> **Exercise brief**
Go through the data below. List every line that holds the word "this".

> **Data to process**
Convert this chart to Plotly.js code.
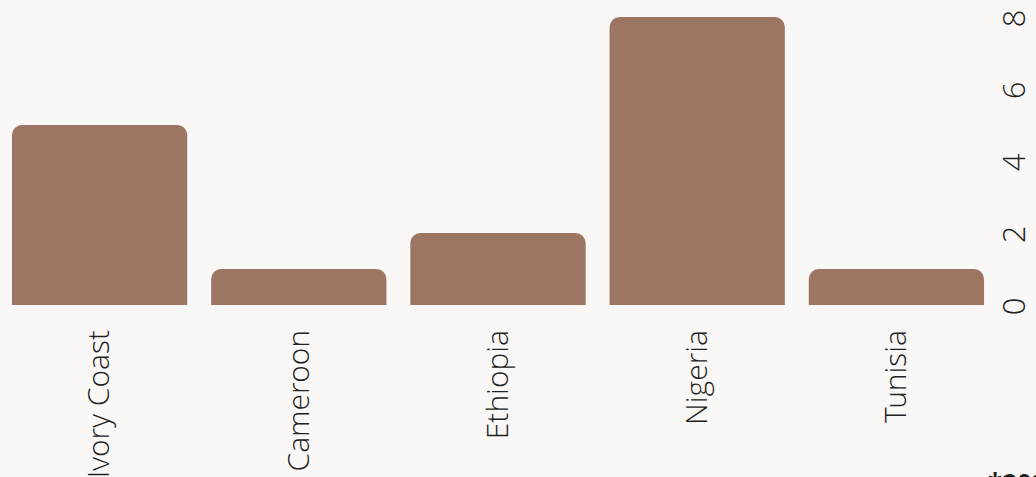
<!DOCTYPE html>
<html>
<head>
<meta charset="utf-8">
<script src="https://cdn.plot.ly/plotly-3.0.1.min.js"></script>
<style>html,body{margin:0;padding:0;background:#FAF8F6;}</style>
</head>
<body>
<div id="chart" style="width:1036px;height:477px;"></div>
<script>
const countries = ["Ivory Coast", "Cameroon", "Ethiopia", "Nigeria", "Tunisia"];
const counts = [5, 1, 2, 8, 1];
const yTicks = [0, 2, 4, 6, 8];
const note = "*2023";

const lightFont = "Open Sans Light, Open Sans";

Plotly.newPlot("chart", [{
  type: "bar",
  x: countries,
  y: counts,
  marker: {color: "#9C7563"},
  hoverinfo: "skip"
}], {
  width: 1036,
  height: 477,
  margin: {l: 0, r: 40, t: 17, b: 172, pad: 0},
  paper_bgcolor: "#FAF8F6",
  plot_bgcolor: "#FAF8F6",
  bargap: 0.12,
  barcornerradius: 10,
  font: {family: lightFont, weight: 300, color: "#222"},
  xaxis: {
    tickangle: -90,
    tickfont: {family: lightFont, weight: 300, size: 30, color: "#222"},
    ticklabelstandoff: 18,
    showgrid: false, zeroline: false, showline: false, ticks: "",
    fixedrange: true
  },
  yaxis: {
    side: "right",
    range: [0, 8],
    tickvals: yTicks,
    ticktext: yTicks.map(String),
    tickangle: -90,
    tickfont: {family: lightFont, weight: 300, size: 31, color: "#222"},
    ticklabelshift: 6,
    ticklabelstandoff: -3,
    showgrid: false, zeroline: false, showline: false, ticks: "",
    fixedrange: true
  },
  annotations: [{
    text: note,
    xref: "paper", yref: "paper",
    x: 1.0, y: 0, xshift: -10, yshift: -158,
    xanchor: "left", yanchor: "top",
    showarrow: false,
    font: {family: "Open Sans", weight: 700, size: 26, color: "#222"}
  }],
  showlegend: false
}, {displayModeBar: false, staticPlot: true});
</script>
</body>
</html>
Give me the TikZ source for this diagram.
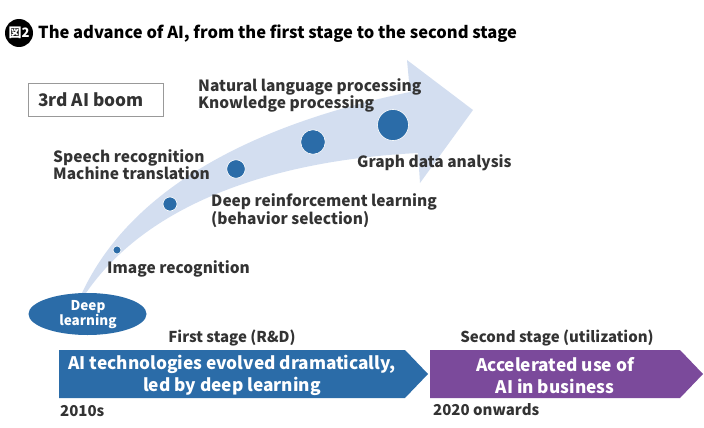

> **Task response**
Convert this chart to Plotly.js code.
Give me the TikZ source for this diagram.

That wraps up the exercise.